A couple years back, when I was shopping for a used car, I knew I wanted a hybrid, because just look at me being a big ol' eco-commie leftie (but the middle-aged kind who isn't up for riding a bike everywhere). The used car dealer, thinking it was a hybrid, showed me what turned out to be an electric Kia Soul, and it was fun and quiet to drive around the parking lot if nothing else. But at the time, I lived in apartment that only had street parking, so a full-on EV wasn't an option. Darn right I was glad to find a place with a garage when I moved, and if I stay here, I plan to get a used EV once used car prices come down from the stratosphere.
My little EV problem is magnified by millions of Americans who might consider an EV, but are put off because there's no place nearby where they can conveniently charge one, a problem the Washington Post explores in a really good, thought-provoking articletoday. (Let's see if my "gift an article" linky allows Wonkers to get past the paywall?)
If America is going to get off the fossil fuel teat — and we have to! — we need to make sure that people in poor, minority, or urban communities are included in the transition.
Look at any map of charging stations in the United States, and in most of the big cities , what is immediately apparent are big blank spaces coinciding with Black and Latino neighborhoods. Electric vehicle advocates call them charging deserts.
While electric vehicle use is growing rapidly in well-to-do, mostly White communities, minority neighborhoods are being left behind.
What's especially nice about this story is that it's not just pointing out the problem; reporter Will Englund talks with a bunch of people and organizations that are already working to address it, like Chicago environmental activist Naomi Davis, founder of the group Blacks in Green, which is working to get public EV charging stations installed in mostly Black neighborhoods. For starters, in the parking lot of her group's headquarters.
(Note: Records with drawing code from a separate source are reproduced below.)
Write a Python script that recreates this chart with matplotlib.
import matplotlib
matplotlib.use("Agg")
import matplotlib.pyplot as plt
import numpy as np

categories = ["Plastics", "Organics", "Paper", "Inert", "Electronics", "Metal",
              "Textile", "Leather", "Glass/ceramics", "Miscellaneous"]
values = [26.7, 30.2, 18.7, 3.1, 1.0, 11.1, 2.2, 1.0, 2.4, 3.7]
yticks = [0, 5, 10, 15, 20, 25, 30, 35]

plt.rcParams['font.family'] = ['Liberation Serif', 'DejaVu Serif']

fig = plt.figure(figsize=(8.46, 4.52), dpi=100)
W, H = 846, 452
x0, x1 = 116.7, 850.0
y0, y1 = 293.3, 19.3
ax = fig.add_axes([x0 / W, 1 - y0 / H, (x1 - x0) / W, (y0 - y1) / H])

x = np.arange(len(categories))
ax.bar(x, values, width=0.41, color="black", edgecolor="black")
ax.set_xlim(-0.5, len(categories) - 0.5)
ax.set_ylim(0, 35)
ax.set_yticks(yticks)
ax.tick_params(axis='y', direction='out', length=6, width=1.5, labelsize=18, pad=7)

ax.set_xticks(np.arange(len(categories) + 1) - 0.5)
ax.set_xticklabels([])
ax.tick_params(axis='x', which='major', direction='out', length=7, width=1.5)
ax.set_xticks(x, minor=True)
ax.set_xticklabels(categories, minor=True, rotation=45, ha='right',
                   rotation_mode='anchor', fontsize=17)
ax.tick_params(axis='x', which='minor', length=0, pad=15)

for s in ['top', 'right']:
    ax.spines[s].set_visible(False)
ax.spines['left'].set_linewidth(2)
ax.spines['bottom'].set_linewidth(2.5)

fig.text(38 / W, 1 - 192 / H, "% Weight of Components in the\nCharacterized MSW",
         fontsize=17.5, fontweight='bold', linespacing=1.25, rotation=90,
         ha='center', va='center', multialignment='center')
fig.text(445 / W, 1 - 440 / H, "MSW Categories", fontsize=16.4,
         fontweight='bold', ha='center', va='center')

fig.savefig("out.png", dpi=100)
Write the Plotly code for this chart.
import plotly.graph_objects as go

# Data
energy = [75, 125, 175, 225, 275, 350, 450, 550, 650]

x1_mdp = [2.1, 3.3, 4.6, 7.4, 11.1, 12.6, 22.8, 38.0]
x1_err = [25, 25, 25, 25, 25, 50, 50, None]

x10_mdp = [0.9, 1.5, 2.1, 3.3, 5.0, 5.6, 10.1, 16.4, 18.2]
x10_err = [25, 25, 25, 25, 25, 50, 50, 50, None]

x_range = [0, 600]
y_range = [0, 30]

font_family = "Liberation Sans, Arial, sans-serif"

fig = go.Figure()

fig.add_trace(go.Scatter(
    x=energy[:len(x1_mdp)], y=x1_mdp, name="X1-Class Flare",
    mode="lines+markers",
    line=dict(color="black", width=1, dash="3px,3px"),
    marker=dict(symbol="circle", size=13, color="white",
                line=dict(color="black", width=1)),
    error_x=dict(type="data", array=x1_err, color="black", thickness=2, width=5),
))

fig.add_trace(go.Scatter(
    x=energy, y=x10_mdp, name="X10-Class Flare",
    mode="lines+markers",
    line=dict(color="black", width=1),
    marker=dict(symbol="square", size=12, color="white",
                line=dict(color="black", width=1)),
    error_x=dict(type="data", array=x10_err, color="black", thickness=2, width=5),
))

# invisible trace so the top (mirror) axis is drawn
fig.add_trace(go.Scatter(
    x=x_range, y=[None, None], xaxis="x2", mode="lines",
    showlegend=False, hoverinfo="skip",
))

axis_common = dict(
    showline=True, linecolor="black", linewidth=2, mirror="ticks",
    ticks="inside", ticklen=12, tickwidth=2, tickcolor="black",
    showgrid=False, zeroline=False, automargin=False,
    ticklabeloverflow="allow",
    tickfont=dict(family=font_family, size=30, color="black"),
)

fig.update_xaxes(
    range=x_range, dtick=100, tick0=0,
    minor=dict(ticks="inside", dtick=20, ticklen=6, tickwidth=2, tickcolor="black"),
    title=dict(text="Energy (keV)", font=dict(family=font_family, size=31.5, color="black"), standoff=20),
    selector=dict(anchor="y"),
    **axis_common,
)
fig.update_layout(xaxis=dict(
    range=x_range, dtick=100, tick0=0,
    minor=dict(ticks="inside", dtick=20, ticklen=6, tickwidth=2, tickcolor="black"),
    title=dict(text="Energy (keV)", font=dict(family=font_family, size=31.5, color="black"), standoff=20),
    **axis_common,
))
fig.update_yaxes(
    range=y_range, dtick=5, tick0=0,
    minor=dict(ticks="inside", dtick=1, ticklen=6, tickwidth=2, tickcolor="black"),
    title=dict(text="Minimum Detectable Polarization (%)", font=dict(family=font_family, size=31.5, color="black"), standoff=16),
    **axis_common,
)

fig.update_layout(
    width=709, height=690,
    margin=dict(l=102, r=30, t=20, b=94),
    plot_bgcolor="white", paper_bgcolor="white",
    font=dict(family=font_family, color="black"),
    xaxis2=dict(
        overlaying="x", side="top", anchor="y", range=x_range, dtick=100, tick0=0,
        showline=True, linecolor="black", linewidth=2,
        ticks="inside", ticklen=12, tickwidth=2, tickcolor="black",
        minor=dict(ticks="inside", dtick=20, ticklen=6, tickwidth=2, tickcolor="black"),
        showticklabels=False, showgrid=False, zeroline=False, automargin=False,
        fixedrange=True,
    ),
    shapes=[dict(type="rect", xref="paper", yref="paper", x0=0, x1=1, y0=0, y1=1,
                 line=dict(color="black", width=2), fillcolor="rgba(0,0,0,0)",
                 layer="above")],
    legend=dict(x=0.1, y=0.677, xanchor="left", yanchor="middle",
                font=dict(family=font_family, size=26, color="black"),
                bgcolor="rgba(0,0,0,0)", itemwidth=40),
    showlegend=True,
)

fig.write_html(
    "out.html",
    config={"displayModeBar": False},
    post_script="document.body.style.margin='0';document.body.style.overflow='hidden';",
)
Davis, like most of those interviewed in the piece, says that Black entrepreneurs and community leaders have to lead the charge (as it were) to get charging stations built in Black communities.
“We’re used to elbowing our way to the table,” Davis said. “You have to push and step in and get momentum, because if you don’t, you’ll never catch up.” [...]
“We’ve worked so hard to bring the clean energy economy to the Black community,” she said. “We wanted to make sure that Black contractors for the Black community — that when the clean energy economy comes to Chicago, they’d be a part of it. Give people a chance to see what it’s like to grow something from scratch in the ’hood.”
It's not just a matter of making sure that there's equity in access to cool technology either; it's a matter of environmental justice. People of color in economically disadvantaged areas are already more likely to have respiratory illnesses and other health problems related to air pollution (because thank you, America, all the freeways got built through their "blighted" neighborhoods ). If the EV boom bypasses urban neighborhoods, then many of the pockets where internal combustion vehicles remain will be poor, Black, and Latino, potentially for decades.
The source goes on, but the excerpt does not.